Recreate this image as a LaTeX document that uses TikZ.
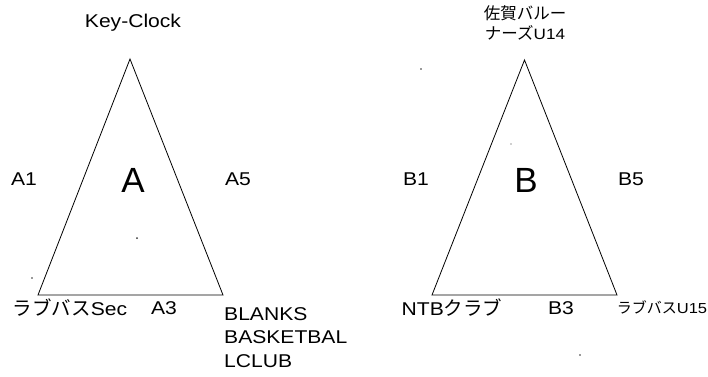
┄┄┄┄┄┄
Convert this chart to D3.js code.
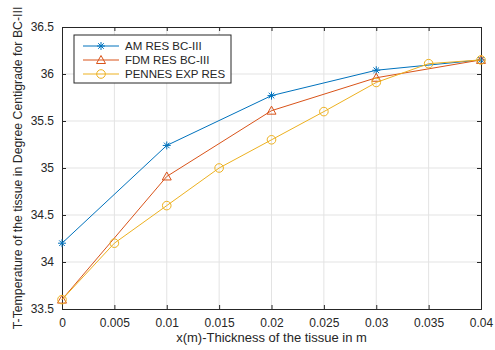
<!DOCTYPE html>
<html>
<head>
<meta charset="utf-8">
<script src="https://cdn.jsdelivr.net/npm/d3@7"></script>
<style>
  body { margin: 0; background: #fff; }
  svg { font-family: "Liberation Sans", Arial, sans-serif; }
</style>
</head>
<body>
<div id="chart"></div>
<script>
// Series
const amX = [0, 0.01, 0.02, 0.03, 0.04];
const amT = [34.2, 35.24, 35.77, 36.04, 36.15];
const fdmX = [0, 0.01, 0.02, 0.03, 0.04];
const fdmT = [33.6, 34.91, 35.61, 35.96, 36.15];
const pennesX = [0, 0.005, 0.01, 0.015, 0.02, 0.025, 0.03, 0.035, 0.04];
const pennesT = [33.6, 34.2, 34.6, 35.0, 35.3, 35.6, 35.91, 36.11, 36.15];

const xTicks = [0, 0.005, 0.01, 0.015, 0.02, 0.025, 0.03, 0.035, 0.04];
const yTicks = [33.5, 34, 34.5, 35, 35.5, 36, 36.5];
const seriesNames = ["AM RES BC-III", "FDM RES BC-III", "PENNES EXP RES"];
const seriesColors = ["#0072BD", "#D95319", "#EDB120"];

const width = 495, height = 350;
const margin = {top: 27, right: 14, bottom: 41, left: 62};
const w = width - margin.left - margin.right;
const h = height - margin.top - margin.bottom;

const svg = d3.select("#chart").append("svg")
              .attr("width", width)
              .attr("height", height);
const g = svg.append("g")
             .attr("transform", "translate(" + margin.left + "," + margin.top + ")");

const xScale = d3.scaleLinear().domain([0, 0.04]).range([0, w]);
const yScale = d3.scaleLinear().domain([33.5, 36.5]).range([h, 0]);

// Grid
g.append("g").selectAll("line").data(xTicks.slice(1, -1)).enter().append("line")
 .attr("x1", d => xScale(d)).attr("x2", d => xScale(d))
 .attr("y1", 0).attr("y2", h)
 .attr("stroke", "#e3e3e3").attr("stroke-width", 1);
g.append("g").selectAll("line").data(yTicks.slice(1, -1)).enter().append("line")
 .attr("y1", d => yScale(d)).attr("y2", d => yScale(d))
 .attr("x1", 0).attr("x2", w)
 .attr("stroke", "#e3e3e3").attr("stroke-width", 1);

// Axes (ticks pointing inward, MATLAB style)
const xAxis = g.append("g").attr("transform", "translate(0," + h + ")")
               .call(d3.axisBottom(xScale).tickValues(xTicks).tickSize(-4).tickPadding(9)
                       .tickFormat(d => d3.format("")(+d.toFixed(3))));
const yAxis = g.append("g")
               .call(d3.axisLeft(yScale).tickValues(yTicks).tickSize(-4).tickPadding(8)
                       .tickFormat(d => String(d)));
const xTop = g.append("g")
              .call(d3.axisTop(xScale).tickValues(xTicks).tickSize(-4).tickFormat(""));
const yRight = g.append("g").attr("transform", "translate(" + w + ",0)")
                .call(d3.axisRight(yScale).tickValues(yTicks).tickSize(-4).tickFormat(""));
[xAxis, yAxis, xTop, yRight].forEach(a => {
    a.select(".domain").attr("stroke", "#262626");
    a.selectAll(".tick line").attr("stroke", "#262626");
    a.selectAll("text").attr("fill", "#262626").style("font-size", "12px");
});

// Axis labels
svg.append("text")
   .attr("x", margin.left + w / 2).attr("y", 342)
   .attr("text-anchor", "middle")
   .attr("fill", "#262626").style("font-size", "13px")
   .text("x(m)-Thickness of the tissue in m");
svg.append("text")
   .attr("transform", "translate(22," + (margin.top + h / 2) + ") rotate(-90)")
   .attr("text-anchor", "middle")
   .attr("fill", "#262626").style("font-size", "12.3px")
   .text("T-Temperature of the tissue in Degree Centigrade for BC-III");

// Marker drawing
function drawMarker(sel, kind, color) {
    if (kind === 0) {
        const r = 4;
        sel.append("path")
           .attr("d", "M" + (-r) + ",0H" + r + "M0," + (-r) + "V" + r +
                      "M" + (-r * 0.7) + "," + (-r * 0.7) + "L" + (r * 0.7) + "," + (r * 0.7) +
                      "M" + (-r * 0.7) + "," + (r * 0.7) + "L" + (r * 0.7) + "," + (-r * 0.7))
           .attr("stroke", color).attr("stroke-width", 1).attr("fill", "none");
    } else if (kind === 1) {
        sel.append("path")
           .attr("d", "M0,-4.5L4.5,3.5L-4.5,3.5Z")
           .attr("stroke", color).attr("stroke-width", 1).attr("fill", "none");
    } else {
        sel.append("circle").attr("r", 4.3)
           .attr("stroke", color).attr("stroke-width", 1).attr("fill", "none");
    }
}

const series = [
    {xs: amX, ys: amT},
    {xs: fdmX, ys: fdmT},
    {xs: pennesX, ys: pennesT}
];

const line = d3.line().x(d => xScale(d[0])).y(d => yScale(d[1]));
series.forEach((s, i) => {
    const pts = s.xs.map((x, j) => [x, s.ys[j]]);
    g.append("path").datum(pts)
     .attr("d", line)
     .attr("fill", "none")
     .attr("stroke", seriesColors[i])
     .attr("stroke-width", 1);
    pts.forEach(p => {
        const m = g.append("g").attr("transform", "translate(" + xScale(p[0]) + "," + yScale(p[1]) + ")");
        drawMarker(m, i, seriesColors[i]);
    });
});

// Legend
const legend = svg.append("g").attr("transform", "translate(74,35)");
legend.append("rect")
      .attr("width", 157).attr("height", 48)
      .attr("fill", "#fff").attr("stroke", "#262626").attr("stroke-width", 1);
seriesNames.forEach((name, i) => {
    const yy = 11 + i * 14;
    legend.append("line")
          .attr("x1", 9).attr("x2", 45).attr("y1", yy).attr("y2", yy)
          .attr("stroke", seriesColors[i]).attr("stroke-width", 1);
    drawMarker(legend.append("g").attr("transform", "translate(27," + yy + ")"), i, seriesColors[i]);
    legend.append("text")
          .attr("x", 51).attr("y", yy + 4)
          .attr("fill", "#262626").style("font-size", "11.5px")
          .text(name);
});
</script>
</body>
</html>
┄┄┄┄┄┄
From the records given above, copy all lines containing "chart".

Convert this chart to D3.js code.
<div id="chart"></div>
const svg = d3.select("#chart").append("svg")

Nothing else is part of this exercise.